Patricia Highsmith can be very dark, and The Blunderer is about the darkest of her works that I have read. It appears in the 1950’s volume of my Women Crime Writers set.
The novel begins with a murder that at first seems to have little to do with the main action. After establishing an alibi for himself by making sure people at the movies see him, Mr. Kimmel follows his wife’s bus out of town until it stops for a break. Then he calls her out of the way to talk to him and strangles her.
Walter Stackhouse notices an article about the murder and figures out that Kimmel could have murdered his wife. He places a clipping about the murder in a scrapbook where he keeps notes and articles about different personality types, and he even goes so far as to visit Kimmel’s bookstore to take a look at him.
Walter is unhappily married to Clara, who criticizes him constantly and tries to drive away his friends. Lately, she’s been accusing him of having an affair with Ellie, a woman he has only met twice socially. Walter isn’t thinking of murder, however, but of divorce. When he asks Clara for a divorce, she attempts suicide.
The Stackhouses give their marriage another try, but soon Clara is behaving the same way. Walter does begin an affair with Ellie and makes plans to get a divorce in Reno.

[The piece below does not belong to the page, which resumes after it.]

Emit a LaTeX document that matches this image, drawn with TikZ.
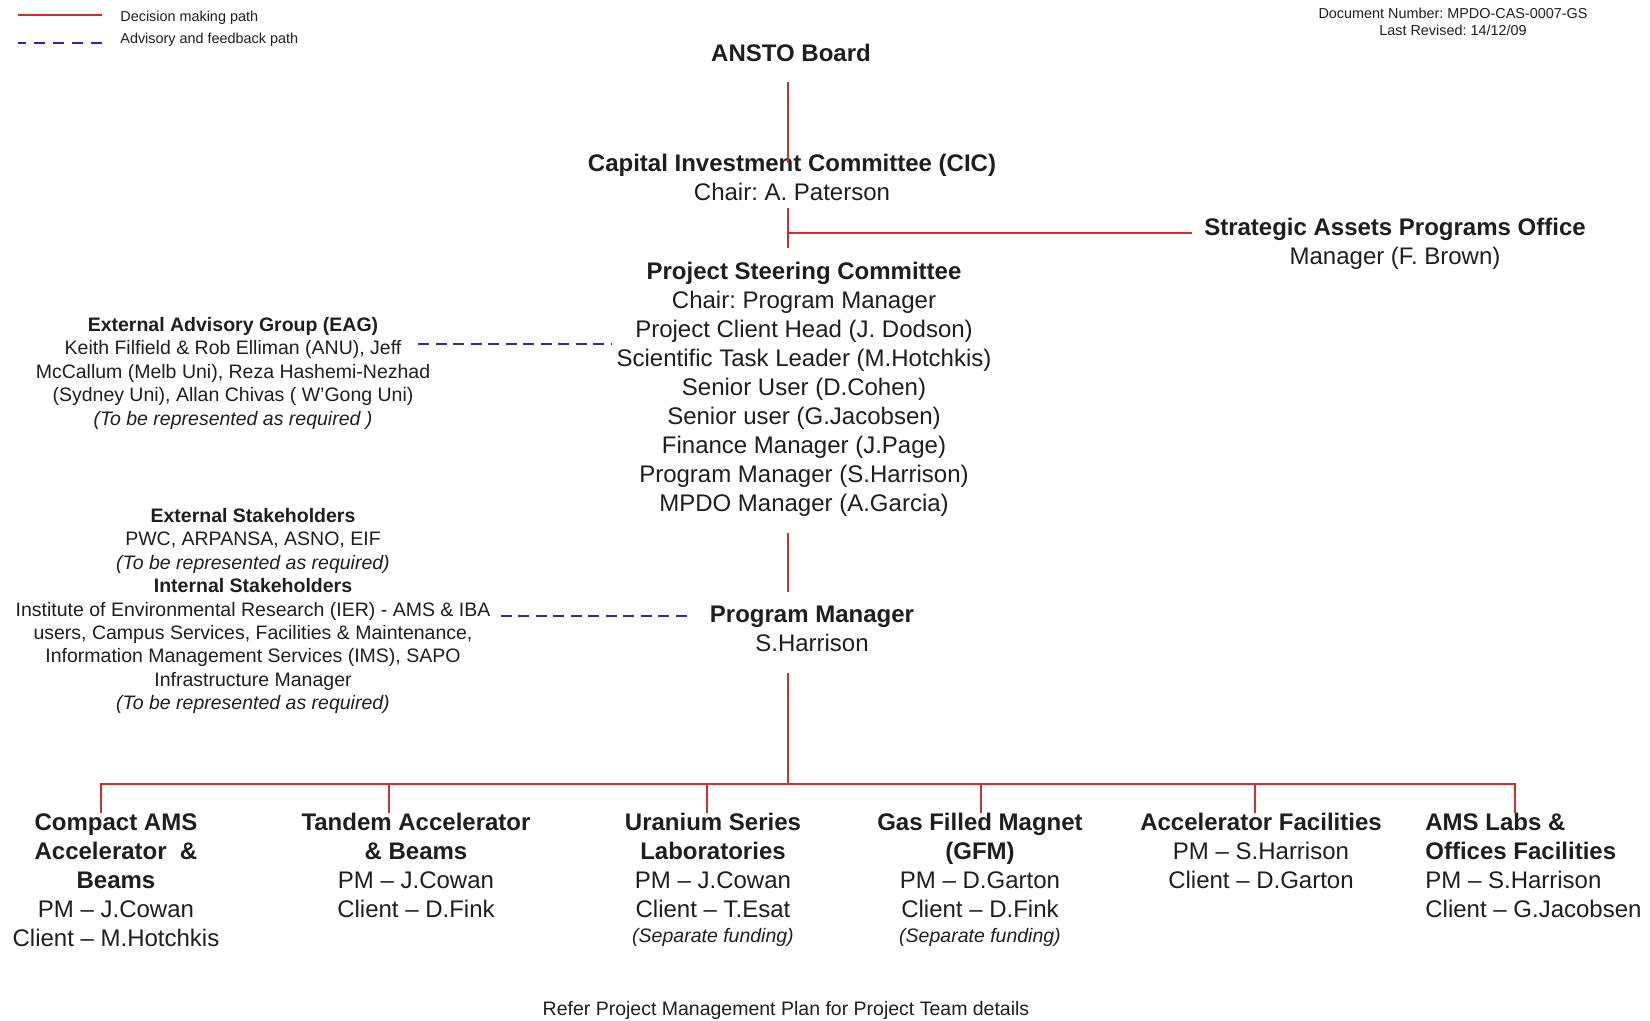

You guessed it, of course. Clara gets on a bus to take care of her mother’s affairs after her death. Walter stupidly follows the bus to do he knows not what but cannot find her at the bus stop and assumes she has gotten off. Later, her body is found dead at the bottom of a cliff. Detective Corby sees the similarities to the Kimmel case and decides Walter has murdered his wife.
The suspense derives from Walter’s dilemma as he does just about everything wrong, raising suspicion in everyone he knows. Then Corby decides he can solve both cases by playing Stackhouse and Kimmel off one another.
This novel is certainly suspenseful. It may have been a little dark, though, even for me.